Involving Fathers

Saturday, July 2, 2016

I am a little bit behind with my blogging, for a very good reason! Just yesterday I completed all of the course requirements for my PhD program.  I am really truly very pleased and proud of my perseverance!  Thus far, being a full-time mama to a newborn and studying part-time has proven to be my biggest challenge. There were many days when I wanted to give up, however, instead I worked slowly each night when S was asleep and eventually it all worked out! 

If you are a parent out there reading my blog, know that your goals can still be achieved...  They just require a little extra focus and determination.  Plus a whole lot of help and support from your close family and friends!  

This blog post is dedicated to Fathers.  My last graduate course was about Family Literacy, as I am hoping to tie family involvement into my research.  Within our lectures and readings, I learned more information about early literacy and how family literacy programs support children and their parents.  I was especially intrigued by the material on the topic of Fathers, and how their participation and modelling of literacy behaviours is essential to our youngest learners.  It is therefore, my personal mission to work closely with my husband (who is not an educator) and try to teach him some strategies for interacting with our son.  So far he has started to read Dr. Seuss books to S, and spends a lot of time talking to him while they play.  No matter how many hours I am with our little guy, he always seems to enjoy moments with his Daddy and laughs even at the sound of his voice.

Mothers have an undeniable bond with their children, but this doesn't lessen the relationship that can be created with their Dads.  For my husband's first Father's Day, S and I made his gift using a golf theme.  When he grows up, we have already discussed starting him with soccer and golf from a young age.  I also plan to teach him piano and introduce him to the wondrous world of inquiry and creativity!

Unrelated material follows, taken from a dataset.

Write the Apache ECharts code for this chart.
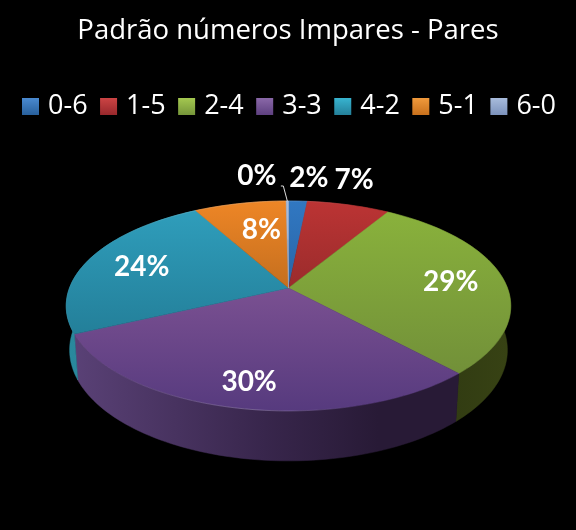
<!DOCTYPE html>
<html><head><meta charset="utf-8">
<style>html,body{margin:0;padding:0;background:#000}#c{width:576px;height:530px}</style>
<script src="https://cdn.jsdelivr.net/npm/echarts@6/dist/echarts.min.js"></script>
</head><body><div id="c"></div>
<script>
const titleText = 'Padrão números Impares - Pares';
const categories = ['0-6','1-5','2-4','3-3','4-2','5-1','6-0'];
const values = [1.6,7.1,29.4,30.0,23.8,7.9,0.2];
const topLight = ['#3178c2','#bc3434','#8bb43c','#94609f','#30a0be','#ee8626','#a8bcdc'];
const topDark  = ['#1e4a80','#6a2020','#6c8838','#563a7e','#1c6c84','#8a4e14','#8ea4c8'];
const wallLeft  = ['#1a3a60','#5a1a1a','#2a3310','#5c4379','#2a8a9e','#80450c','#506080'];
const wallMid   = ['#1a3a60','#5a1a1a','#2a3310','#38264c','#1f7488','#80450c','#506080'];
const wallRight = ['#1a3a60','#5a1a1a','#2a3310','#281a36','#1f7488','#80450c','#506080'];
const wallEnd   = ['#1a3a60','#5a1a1a','#384314','#281a36','#1f7488','#80450c','#506080'];
const legendLight = ['#4a8ad0','#cc4444','#a4c850','#8a68a8','#38b4d0','#f09a3c','#a8bcdc'];
const legendDark  = ['#28609c','#98282c','#76963a','#5e4080','#24809a','#c8701c','#7c92bc'];
const labelRadius = [1.344,1.373,0.754,0.804,0.732,0.669,1.395];
const labelTurn = [2,-3,0,0,0,3,-7];

const CX=288.5, CY=288, A=219, B=101.9, P=0.171, C=44, Q=0.015;
const total = values.reduce((a,b)=>a+b,0);
const startShare = []; values.reduce((s,v,i)=>{startShare[i]=s;return s+v/total;},0);
function pt(deg,r,low){
  const t=deg*Math.PI/180,u=r*Math.sin(t),v=-r*Math.cos(t);
  const w=1-P*v+(low?Q:0);
  return [CX+A*u/w, CY+(B*v+(low?C:0))/w];
}
function arc(a0,a1,r,low){
  const n=Math.max(2,Math.ceil(Math.abs(a1-a0)/1.5)),o=[];
  for(let k=0;k<=n;k++)o.push(pt(a0+(a1-a0)*k/n,r,low));
  return o;
}
const range=(i,val)=>{const a0=startShare[i]*360;return [a0,a0+val/total*360];};
const grad=(x0,y0,x1,y1,st)=>new echarts.graphic.LinearGradient(x0,y0,x1,y1,st,true);

const wallSeries={
  type:'custom',name:'walls',coordinateSystem:'none',silent:true,z:1,
  data:values.map(v=>[v]),
  renderItem(p,api){
    const i=p.dataIndex,[a0,a1]=range(i,api.value(0));
    const pts=arc(a0,a1,1,false).concat(arc(a0,a1,1,true).reverse());
    const f=grad(60,0,515,0,[{offset:0,color:wallLeft[i]},{offset:.45,color:wallMid[i]},{offset:.7,color:wallRight[i]},{offset:1,color:wallEnd[i]}]);
    return {type:'polygon',shape:{points:pts},style:{fill:f,stroke:f,lineWidth:.5}};
  }
};
const topSeries=categories.map((name,i)=>({
  type:'custom',name,coordinateSystem:'none',silent:true,z:2,
  itemStyle:{color:topLight[i]},
  data:[[values[i]]],
  renderItem(p,api){
    const [a0,a1]=range(i,api.value(0));
    const pts=[[CX,CY]].concat(arc(a0,a1,1,false));
    const f=grad(0,200,0,412,[{offset:0,color:topLight[i]},{offset:1,color:topDark[i]}]);
    const rim=grad(100,0,360,0,[{offset:0,color:'rgba(255,255,255,0.03)'},{offset:.6,color:'rgba(255,255,255,0.22)'},{offset:1,color:'rgba(255,255,255,0)'}]);
    return {type:'group',children:[
      {type:'polygon',shape:{points:pts},style:{fill:f,stroke:f,lineWidth:.5}},
      {type:'polyline',shape:{points:arc(a0,a1,1,false)},style:{stroke:rim,lineWidth:1,fill:null}}
    ]};
  }
}));
const labelSeries={
  type:'custom',name:'labels',coordinateSystem:'none',silent:true,z:3,
  data:values.map(v=>[v]),
  renderItem(p,api){
    const i=p.dataIndex,val=api.value(0),[a0,a1]=range(i,val);
    const mid=(a0+a1)/2,q=pt(mid+labelTurn[i],labelRadius[i],false);
    const kids=[{type:'text',style:{x:q[0],y:q[1]+1.5,text:Math.round(val/total*100)+'%',fill:'#fff',
      font:'bold 28px Lato, "Open Sans", sans-serif',textAlign:'center',textVerticalAlign:'middle'}}];
    if(labelRadius[i]>1.38){
      const e=pt(mid,1,false);
      kids.push({type:'polyline',shape:{points:[[q[0]+24,q[1]+12],[e[0]-4,q[1]+12],e]},style:{stroke:'#ddd',lineWidth:1,fill:null}});
    }
    return {type:'group',children:kids};
  }
};
const chart=echarts.init(document.getElementById('c'));
chart.setOption({
  animation:false,backgroundColor:'#000',
  title:{text:titleText,left:'center',top:12,textStyle:{color:'#fff',fontFamily:'"Open Sans", Lato, sans-serif',fontWeight:'normal',fontSize:27.5}},
  legend:{top:88,left:17,itemWidth:17,itemHeight:17,itemGap:12.5,icon:'rect',
    textStyle:{color:'#fff',fontSize:27,fontFamily:'"Open Sans", Lato, sans-serif',padding:[0,0,0,4]},
    data:categories.map((name,i)=>({name,itemStyle:{color:new echarts.graphic.LinearGradient(0,0,0,1,[{offset:0,color:legendLight[i]},{offset:1,color:legendDark[i]}])}}))},
  series:[wallSeries,...topSeries,labelSeries]
});
</script></body></html>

For the Grandpa's (Papou in Greek) we also photographed S wearing an outfit that reminded us of them.  My Dad loves to garden, so S gave him some children's gardening toys for them to play with when he gets a little older.  Ari's Dad is from a Greek island called Corfu and enjoys fishing and cooking fish.  Naturally, we found a fishing rod and magnetic fish for them to use in the future! 

I had a lot of fun coordinating the props and outfits to style his mini photoshoots and presents:

Ruby couldn't resist joining in on all the fun!  

Gardening outfit from Old Navy.  Props from Dollarama.

S laughed the entire time we tried to photograph him.  I think he anticipated the sun moving closer to his face!

Ruby actually loves to dress up.

Nautical top is from the Gap, sailer shorts are from Marshalls, shoes are from Old Navy, and fishing rod set is from Dollarama.

How cute is my little fisherman?  These are two of his favourite books!

Golf outfit is from Children's Place, I love daddy bib is from Wal-Mart, hat and shoes are from Old Navy, and onesie is from Nike.
Golf props are all from Dollarama.

The love each other!  Today Ruby slept on Sebastian for the first time.  It was so sweet!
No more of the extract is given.